What is the treatment for trochanteric bursitis?
Q: My husband has played football since he was a kid and plays five a side once a week. He has been having hip pain lately. The problem really exists when he wakes up in the morning and when he has to get up after sitting for a long period of time. He is still able to play football without any discomfort because his body warms up and he feels no discomfort. So, it is really a pain that is triggered when the hip area has been idle for long periods of time such as when sitting in the car (driving to work). The doctor said it is trochanteric bursitis and steroid injections and anti-inflammatory tablets have been suggested and are a cause of concern for him as he suffers from colitis and having any strong medication can trigger colitis. Please advise if there is any alternative and if the diagnosis is correct?

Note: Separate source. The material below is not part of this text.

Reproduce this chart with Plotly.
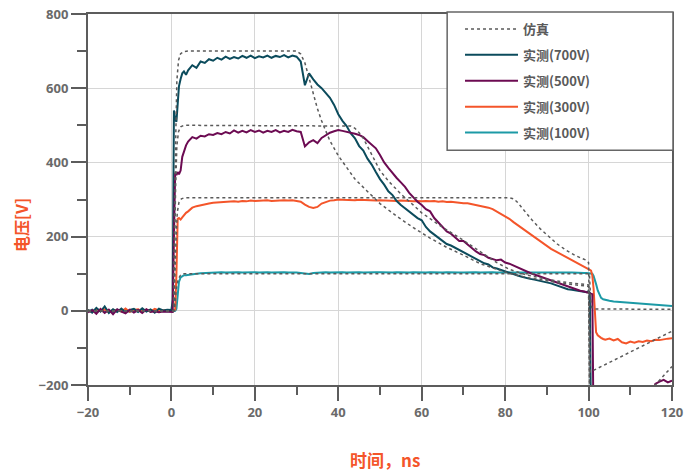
import plotly.graph_objects as go

# ---------------- data ----------------
time_ns = [-20, -19, -18, -17, -16, -15, -14, -13, -12, -11, -10, -9, -8, -7, -6, -5, -4, -3, -2, -1, 0,
           0.3, 0.6, 0.9, 1.2, 1.5, 1.8, 2.2, 2.6, 3, 3.5,
           4, 5, 6, 7, 8, 9, 10, 11, 12, 13,
           14, 15, 16, 17, 18, 19, 20, 21, 22, 23,
           24, 25, 26, 27, 28, 29, 30, 31, 32, 33,
           34, 35, 36, 37, 38, 39, 40, 41, 42, 43,
           44, 45, 46, 47, 48, 49, 50, 51, 52, 53,
           54, 55, 56, 57, 58, 59, 60, 61, 62, 63,
           64, 65, 66, 67, 68, 69, 70, 71, 72, 73,
           74, 75, 76, 77, 78, 79, 80, 81, 82, 83,
           84, 85, 86, 87, 88, 89, 90, 91, 92, 93,
           94, 95, 96, 97, 98, 99,
           99.5, 100, 100.3, 100.6, 100.9, 101.2, 101.5, 101.8, 102.2, 102.6, 103, 103.5,
           104, 105, 106, 107, 108, 109, 110, 111, 112, 113, 114, 115, 116, 117, 118, 119, 120]

meas_700 = [3, -5, 8, -2, 12, -6, 4, -3, 6, -4, 2, 5, -3, 7, -2, 4, -5, 6, 1, 3, 2,
            30, 540, 515, 510, 560, 605, 625, 640, 645, 636,
            648, 662, 655, 672, 668, 678, 674, 682, 677, 685,
            679, 684, 680, 687, 682, 688, 681, 686, 683, 688,
            682, 687, 684, 689, 683, 688, 685, 672, 608, 640,
            624, 610, 600, 588, 574, 555, 530, 512, 498, 478,
            465, 444, 432, 410, 394, 374, 355, 340, 322, 312,
            296, 285, 276, 268, 258, 250, 244, 226, 214, 206,
            196, 190, 180, 176, 170, 166, 160, 153, 148, 140,
            136, 128, 125, 117, 114, 110, 106, 101, 99, 95,
            92, 88, 86, 84, 82, 80, 76, 74, 70, 66,
            62, 58, 57, 55, 53, 52,
            50, 53, 49, -330, -330, -330, -330, -330, -330, -330, -330, -330,
            -330, -330, -330, -330, -330, -330, -330, -330, -330, -330, -330, -330, -330, -330, -330, -330, -330]

meas_500 = [-4, 2, -8, 5, -6, 3, -9, 4, -2, -7, 3, -5, 2, -6, 4, -3, -1, -4, -2, -3, -2,
            -3, 200, 372, 366, 374, 368, 378, 415, 432, 446,
            456, 468, 464, 472, 470, 476, 474, 479, 476, 482,
            478, 486, 480, 485, 481, 487, 482, 486, 480, 485,
            482, 487, 481, 485, 482, 488, 484, 482, 443, 454,
            460, 452, 466, 474, 480, 484, 487, 485, 483, 480,
            477, 474, 468, 458, 448, 438, 420, 400, 385, 370,
            358, 346, 334, 318, 305, 294, 285, 274, 268, 250,
            238, 226, 214, 208, 198, 188, 188, 178, 168, 160,
            153, 150, 143, 140, 136, 138, 130, 127, 122, 116,
            110, 106, 102, 98, 94, 91, 86, 83, 78, 74,
            70, 66, 62, 58, 54, 52,
            50, 49, 47, 46, 45, -330, -330, -330, -330, -330, -330, -330,
            -330, -330, -330, -330, -330, -330, -330, -330, -330, -330, -330, -250, -197, -191, -186, -193, -188]

meas_300 = [2, -3, 5, -1, 4, -4, 3, 1, -2, 6, -3, 2, 4, -1, 3, -2, 5, 1, 2, 3, 2,
            2, 2, 3, 100, 248, 250, 246, 252, 258, 264,
            268, 278, 282, 285, 287, 289, 291, 292, 293, 294,
            293, 295, 294, 296, 295, 297, 296, 297, 296, 298,
            296, 297, 296, 298, 297, 298, 296, 294, 286, 280,
            277, 280, 289, 294, 297, 298, 300, 299, 298, 299,
            298, 299, 298, 297, 298, 297, 298, 297, 296, 297,
            296, 297, 296, 296, 295, 296, 295, 296, 295, 296,
            294, 295, 293, 294, 292, 292, 290, 290, 288, 286,
            284, 281, 278, 274, 268, 262, 255, 248, 239, 231,
            222, 213, 205, 197, 189, 181, 174, 167, 161, 155,
            150, 144, 138, 132, 126, 120,
            116, 112, 110, 108, 95, 60, -20, -58, -66, -70, -73, -76,
            -78, -75, -80, -76, -85, -88, -83, -86, -82, -84, -80, -82, -78, -79, -76, -75, -74]

meas_100 = [-2, 3, -4, 1, -3, 2, -5, 3, -1, 2, -3, 1, -2, 3, -1, 2, -3, 1, -1, 0, -1,
            -1, -1, 0, 5, 45, 78, 90, 94, 96, 96,
            97, 100, 100, 101, 102, 103, 102, 103, 104, 103,
            104, 103, 104, 103, 104, 103, 104, 103, 104, 104,
            103, 104, 103, 104, 103, 104, 103, 102, 100, 99,
            102, 103, 103, 104, 103, 104, 103, 104, 103, 104,
            103, 104, 103, 104, 103, 104, 104, 103, 104, 103,
            104, 103, 104, 103, 104, 103, 104, 103, 104, 103,
            104, 103, 104, 103, 104, 103, 103, 104, 103, 104,
            103, 104, 103, 104, 103, 104, 103, 103, 104, 103,
            103, 104, 103, 103, 104, 103, 103, 104, 103, 103,
            104, 103, 103, 102, 103, 102,
            102, 102, 102, 101, 100, 94, 85, 72, 55, 42, 35, 31,
            29, 27, 25, 24, 23, 22, 21, 20, 19, 18, 17, 16, 15, 14, 14, 13, 13]

sim700_t = [-20, 0.5, 1.0, 1.3, 1.7, 2.2, 3, 4, 30, 31, 32, 33, 34, 35, 36, 38, 40, 42, 44, 46.7,
            50, 54, 58, 62, 66, 70, 74, 78, 81, 85, 90, 95, 100, 100.4, 120]
sim700_v = [0, 0, 450, 620, 675, 693, 699, 700, 700, 692, 668, 628, 584, 545, 512, 458, 418, 386, 355, 325,
            289, 255, 224, 196, 171, 150, 127, 112, 101, 90, 80, 72, 66, -420, -260]

sim500_t = [-20, 0.5, 1.0, 1.3, 1.7, 2.2, 3, 42, 43, 44, 45, 46, 47.5, 49,
            50, 52, 55, 58, 60, 65, 70, 75, 78, 81, 85, 90, 95, 100, 100.4, 120]
sim500_v = [0, 0, 330, 445, 483, 496, 500, 500, 498, 492, 480, 465, 433, 400,
            378, 350, 315, 285, 264, 225, 190, 152, 130, 112, 97, 85, 76, 70, -395, -150]

sim300_t = [-20, 0.6, 1.1, 1.4, 1.8, 2.4, 3.2, 81, 82, 83, 84, 86.5, 88.5, 90.5, 92.5, 94.5, 97, 99.3, 100, 100.4, 120]
sim300_v = [0, 0, 190, 265, 292, 302, 305, 305, 302, 292, 278, 244, 220, 199, 180, 164, 148, 137, 130, -165, -55]

sim100_t = [-20, 0.7, 1.2, 1.6, 2.2, 3, 100.2, 100.5, 100.8, 101.5, 120]
sim100_v = [0, 0, 60, 85, 96, 100, 100, 30, 8, 5, 4]

series_names = ["实测(700V)", "实测(500V)", "实测(300V)", "实测(100V)"]
series_colors = ["#0b4b5c", "#6c0b52", "#f4552a", "#1c9aa6"]
sim_name = "仿真"
x_title = "时间，ns"
y_title = "电压[V]"

# ---------------- figure ----------------
fig = go.Figure()
measured = [meas_100, meas_300, meas_700, meas_500]
order = [3, 2, 0, 1]
for vals, idx in zip(measured, order):
    fig.add_trace(go.Scatter(
        x=time_ns, y=vals, mode="lines", name=series_names[idx],
        line=dict(color=series_colors[idx], width=2),
        legendrank=idx + 2, legendgroup=series_names[idx]))

sims = [(sim700_t, sim700_v), (sim500_t, sim500_v), (sim300_t, sim300_v), (sim100_t, sim100_v)]
for i, (t, v) in enumerate(sims):
    fig.add_trace(go.Scatter(
        x=t, y=v, mode="lines", name=sim_name,
        line=dict(color="#5a5a5a", width=1.5, dash="dot"),
        showlegend=(i == 0), legendrank=1, legendgroup="sim"))

axis_common = dict(
    showgrid=True, gridcolor="#d6d6d6", gridwidth=1, zeroline=False,
    showline=True, linecolor="#5c5c5c", linewidth=2, mirror=True,
    ticks="outside", tickwidth=2, tickcolor="#5c5c5c", automargin=False,
    tickfont=dict(family="Noto Sans, Open Sans, sans-serif", size=13, color="#6a6a6a", weight="bold"),
)

fig.update_layout(
    width=684, height=472,
    margin=dict(l=88, r=12, t=14, b=87, autoexpand=False),
    paper_bgcolor="white", plot_bgcolor="white",
    font=dict(family="Noto Sans, Noto Sans CJK SC, sans-serif"),
    xaxis=dict(range=[-20, 120], tick0=0, dtick=20, ticklen=14,
               minor=dict(dtick=10, ticklen=8, tickwidth=2, tickcolor="#5c5c5c", ticks="outside", showgrid=False),
               **axis_common),
    yaxis=dict(range=[-200, 800], tick0=0, dtick=200, ticklen=15,
               minor=dict(dtick=100, ticklen=9, tickwidth=2, tickcolor="#5c5c5c", ticks="outside", showgrid=False),
               **axis_common),
    showlegend=True,
    legend=dict(x=0.637, y=1.0, xanchor="left", yanchor="top",
                bgcolor="rgba(0,0,0,0)", borderwidth=0,
                traceorder="grouped", tracegroupgap=6, itemwidth=53,
                font=dict(family="Noto Sans CJK SC, Noto Sans, sans-serif", size=13, color="#5a5a5a", weight="bold")),
    shapes=[dict(type="rect", xref="paper", yref="paper",
                 x0=0.615, x1=1.0017, y0=0.633, y1=1.0054,
                 line=dict(color="#666666", width=1.5), fillcolor="white", layer="above")],
    annotations=[
        dict(text=y_title, xref="paper", yref="paper", x=-0.115, y=0.431, textangle=-90,
             showarrow=False, xanchor="center", yanchor="middle",
             font=dict(family="Noto Sans CJK SC, sans-serif", size=16, color="#f4552a", weight="bold")),
        dict(text=x_title, xref="paper", yref="paper", x=0.5086, y=-0.202,
             showarrow=False, xanchor="center", yanchor="middle",
             font=dict(family="Noto Sans CJK SC, sans-serif", size=17, color="#f4552a", weight="bold")),
    ],
)

fig.write_html("out.html")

A:If the pain is on the side of the hip (and not in the groin), then the diagnosis is probably correct (its difficult to diagnose without seeing a patient) but trochanteric bursitis is common and the symptoms match the diagnosis. Though steroid injections and medications are used to control the symptoms, the mainstay of treatment is physical therapy. It's very common in athletes, not to stretch enough, because they think that sports would provide all the necessary physical therapy. However, certain tissues need to be stretched with particular attention to specific group of muscles. For trochanteric bursitis, he needs to stretch iliotibial band, which is a band of tissue (like a sheet) that starts from his pelvis, goes on the side of his thigh and attaches below the knee. There are particular ways of stretching it. He may need to undergo formal physical therapy to learn these stretches, and then he can do it at home. I would encourage stretching in the morning and evening for at least a few months.